> Task objective: Check each line of the listing for the word "seaborn" and give only the number of lines that have it.

Entries with chart source code
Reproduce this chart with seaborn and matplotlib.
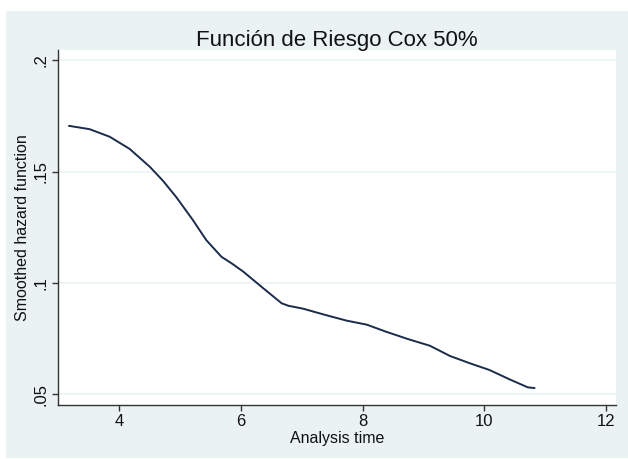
import matplotlib
matplotlib.use("Agg")
import matplotlib.pyplot as plt
from matplotlib.patches import Rectangle
import seaborn as sns
import pandas as pd

# Data
analysis_time = [3.17, 3.51, 3.84, 4.17, 4.50, 4.72, 4.94, 5.21, 5.43, 5.68, 5.85,
                 6.04, 6.37, 6.67, 6.78, 7.02, 7.41, 7.74, 8.07, 8.39, 8.75,
                 9.11, 9.44, 9.77, 10.09, 10.42, 10.72, 10.83]
hazard = [0.1706, 0.1691, 0.1657, 0.1602, 0.1522, 0.1458, 0.1384, 0.1282, 0.1192, 0.1117, 0.1087,
          0.1050, 0.0975, 0.0908, 0.0897, 0.0884, 0.0854, 0.0830, 0.0812, 0.0780, 0.0747,
          0.0717, 0.0671, 0.0638, 0.0608, 0.0566, 0.0530, 0.0527]
x_ticks = [4, 6, 8, 10, 12]
y_ticks = [0.05, 0.10, 0.15, 0.20]
y_tick_labels = [".05", ".1", ".15", ".2"]

df = pd.DataFrame({"time": analysis_time, "hazard": hazard})

sns.set_style("white")
plt.rcParams["font.family"] = ["Liberation Sans", "DejaVu Sans"]

BG = "#EAF2F3"
fig = plt.figure(figsize=(6.28, 4.59), dpi=100, facecolor="white")
bg = Rectangle((6 / 628, 1 / 459), 622 / 628, 447 / 459,
               transform=fig.transFigure, facecolor=BG, edgecolor="none", zorder=-10)
fig.add_artist(bg)
ax = fig.add_axes([58 / 628, 1 - 404.5 / 459, (616 - 58) / 628, (404.5 - 50) / 459])
ax.set_zorder(1)
ax.set_facecolor("white")

sns.lineplot(data=df, x="time", y="hazard", ax=ax, color="#1b2b4b", linewidth=1.4)

ax.set_xlim(2.99, 12.17)
ax.set_ylim(0.0453, 0.2047)
ax.set_xticks(x_ticks)
ax.set_xticklabels([str(t) for t in x_ticks])
ax.set_yticks(y_ticks)
ax.set_yticklabels(y_tick_labels, rotation=90, va="center")

ax.yaxis.grid(True, color=BG, linewidth=1.2)
ax.xaxis.grid(False)
ax.set_axisbelow(True)

for side in ["top", "right"]:
    ax.spines[side].set_visible(False)
for side in ["left", "bottom"]:
    ax.spines[side].set_color("#333333")
    ax.spines[side].set_linewidth(1.0)

ax.tick_params(axis="both", direction="out", length=4, width=1.0, color="#333333",
               labelsize=12, labelcolor="#111111", pad=3, left=True, bottom=True)

ax.set_xlabel("Analysis time", fontsize=11.5, color="#111111", labelpad=1)
ax.set_ylabel("Smoothed hazard function", fontsize=11.5, color="#111111", labelpad=2)
ax.set_title("Función de Riesgo Cox 50%", fontsize=16, color="#111111", pad=3)

fig.savefig("out.png", dpi=100, facecolor="white")
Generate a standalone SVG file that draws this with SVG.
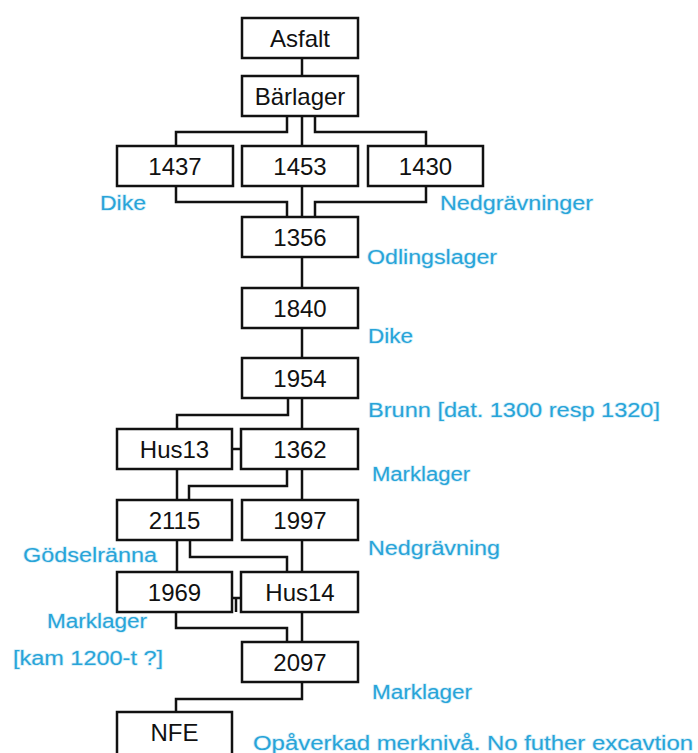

> In response: 2